It is, by now, a familiar sort of headline: "South Africa Dithers Over Dalai Lama." Dithering, it seems, has become South Africa's default gesture on foreign policy. A few months ago, the dithering was over Libya. After breaking with its emerging-market counterparts Brazil, China, India, and Russia to throw its weight behind the U.N. resolution mandating a no-fly zone to support the rebels fighting Col. Muammar al-Qaddafi, South Africa almost immediately recoiled from that support, slamming the resulting NATO campaign, balking at releasing billions of dollars in assets to the rebels, and complaining about the unceremonious way Qaddafi was chased out of Tripoli. The West "undermin[ed] the African continent's role in finding a solution," griped South African President Jacob Zuma.
Before Libya, it was the Burma question. South Africa has released occasional statements calling for Nobel Peace Prize laureate Aung San Suu Kyi's release -- but when it came to a Security Council vote in 2007, its U.N. representative voted against a resolution calling on Burma's military junta to free its political prisoners. Then, last week, the South African government refused to say whether it would give the Dalai Lama a visa to attend the birthday party this Friday, Oct. 7, of South Africa's own human rights hero, Archbishop Desmond Tutu. On Tuesday, fed up with waiting, the Dalai Lama canceled his trip.

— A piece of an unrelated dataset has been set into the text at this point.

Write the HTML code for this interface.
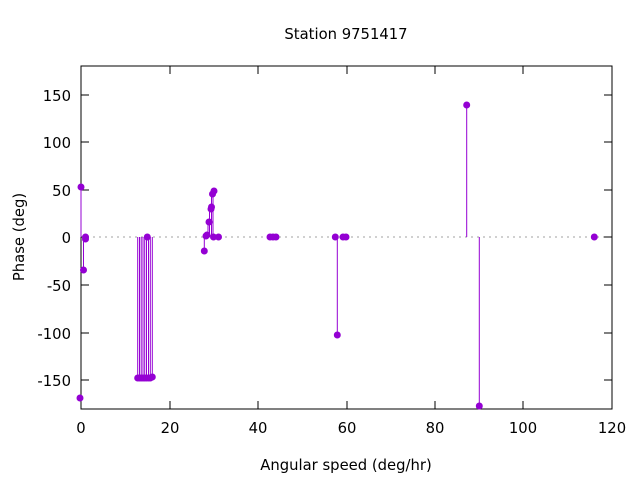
<!DOCTYPE html>
<html><head><style>body{margin:0;background:#fff}svg{display:block}text{font-family:"DejaVu Sans","Liberation Sans",sans-serif;font-size:14.8px;fill:#000}</style></head><body>
<svg width="640" height="480" viewBox="0 0 640 480">
<line x1="81" y1="237" x2="612" y2="237" stroke="#a0a0a0" stroke-dasharray="2,4"/>
<g stroke="#000" stroke-width="1">
<rect x="81" y="66" width="531" height="343" fill="none"/>
<path d="M81 95h8M612 95h-8M81 142h8M612 142h-8M81 190h8M612 190h-8M81 237h8M612 237h-8M81 285h8M612 285h-8M81 333h8M612 333h-8M81 380h8M612 380h-8"/>
<path d="M81 409v-8M81 66v8M170 409v-8M170 66v8M258 409v-8M258 66v8M347 409v-8M347 66v8M435 409v-8M435 66v8M523 409v-8M523 66v8M612 409v-8M612 66v8"/>
</g>
<g text-anchor="end"><text x="71" y="101">150</text><text x="71" y="148">100</text><text x="71" y="196">50</text><text x="71" y="243">0</text><text x="71" y="291">-50</text><text x="71" y="339">-100</text><text x="71" y="386">-150</text></g>
<g text-anchor="middle"><text x="81" y="433">0</text><text x="170" y="433">20</text><text x="258" y="433">40</text><text x="347" y="433">60</text><text x="435" y="433">80</text><text x="523" y="433">100</text><text x="612" y="433">120</text>
<text x="346" y="39">Station 9751417</text><text x="346" y="470">Angular speed (deg/hr)</text>
<text transform="translate(24,237) rotate(-90)">Phase (deg)</text></g>
<g stroke="#9400d3" stroke-width="1">
<path d="M81 237V187M83.5 237V270M85.5 237V239M137.7 237V378M139.5 237V378M141.2 237V378M143 237V378M144.7 237V378M146.5 237V378M148.5 237V378M150.3 237V378M152.3 237V377M204.3 237V251M206 237V236M208 237V222M209.5 237V207M211.5 237V194M213 237V191M335.3 237V237M337.3 237V334M466.7 237V105M479.3 237V406"/>
</g>
<g fill="#9400d3">
<circle cx="81" cy="187" r="3.5"/><circle cx="80" cy="398" r="3.5"/><circle cx="83.5" cy="270" r="3.5"/><circle cx="85.5" cy="237" r="3.5"/><circle cx="85.5" cy="239" r="3.5"/>
<circle cx="137.7" cy="378" r="3.5"/><circle cx="139.5" cy="378" r="3.5"/><circle cx="141.2" cy="378" r="3.5"/><circle cx="143" cy="378" r="3.5"/><circle cx="144.7" cy="378" r="3.5"/><circle cx="146.5" cy="378" r="3.5"/><circle cx="148.5" cy="378" r="3.5"/><circle cx="150.3" cy="378" r="3.5"/><circle cx="152.3" cy="377" r="3.5"/><circle cx="147.3" cy="237" r="3.5"/>
<circle cx="204.3" cy="251" r="3.5"/><circle cx="206" cy="236" r="3.5"/><circle cx="207" cy="235" r="3.5"/><circle cx="209" cy="222" r="3.5"/><circle cx="211" cy="209" r="3.5"/><circle cx="211.5" cy="207" r="3.5"/><circle cx="212.5" cy="194" r="3.5"/><circle cx="214" cy="191" r="3.5"/><circle cx="213.5" cy="237" r="3.5"/><circle cx="218.5" cy="237" r="3.5"/>
<circle cx="270" cy="237" r="3.5"/><circle cx="273" cy="237" r="3.5"/><circle cx="276" cy="237" r="3.5"/>
<circle cx="335.3" cy="237" r="3.5"/><circle cx="337.3" cy="335" r="3.5"/><circle cx="343" cy="237" r="3.5"/><circle cx="346" cy="237" r="3.5"/>
<circle cx="466.7" cy="105" r="3.5"/><circle cx="479.3" cy="406" r="3.5"/><circle cx="594.3" cy="237" r="3.5"/>
</g>
</svg>
</body></html>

What's going on here? Why has South Africa -- ground zero for the idea that a society based on freedom and human rights is the only acceptable society -- so hesitated to advance this notion internationally? Is the Rainbow Nation abandoning its identity as a moral torchbearer to rush to the side of whoever happens to be holding the biggest butter dish? Qaddafi lavished South Africa with money; he owned the gold-tinted, luxury Michelangelo Hotel soaring over Johannesburg's financial district and was rumored to have helped bankroll Zuma's legal defense in a 2006 rape trial.
In the Dalai Lama flap (the second time in
two years South Africa has failed to grant him a visa), observers suspect
Chinese pressure. Last week, just as it emerged that officials had never
responded to the Dalai Lama's visa application at all, South African Deputy
President Kgalema Motlanthe popped
up in Beijing to announce a $2.5 billion investment
deal between South Africa and China. Tutu
suggested his old freedom-struggle compatriots now running the country were
slipping into the evil habits of their former white oppressors, comparing their
foot-dragging to "the way authorities dealt with applications by black
South Africans for travel documents under apartheid." When asked by
reporters why he couldn't just ask his old friends to grant the Tibetan
spiritual leader a visa, Tutu tsk-tsked that things have changed such that a human
rights drumbeater like himself is no longer the South African elite's "blue-eyed
boy."
In truth, though, much of the pressure producing this kind of mixed-signals
foreign policy comes from within, not from outsiders dangling cash. South
Africa's current foreign policy is a kind of stress response to the clash
between its two identities on the global stage: the moral beacon, the
conscience of the world, and its human rights campaigner; and the emerging
regional superpower, the "S" newly added to the end of the Goldman
Sachs designation for the world's new rising powers, the "BRICS" --
Brazil, Russia, India, China, and now South Africa.
Initially, after its democratic transition, South Africa defaulted into its first identity. Insofar as the African National Congress (ANC), the Nelson Mandela-headed liberation movement that became the ruling party in 1994, had any foreign policy before it took power, it was aligned with Moscow, which supported it against the nominally anti-communist white government. But by the early 1990s, of course, that alliance was no longer as relevant. So how would the ANC proceed to make its foreign-policy choices once it was in power?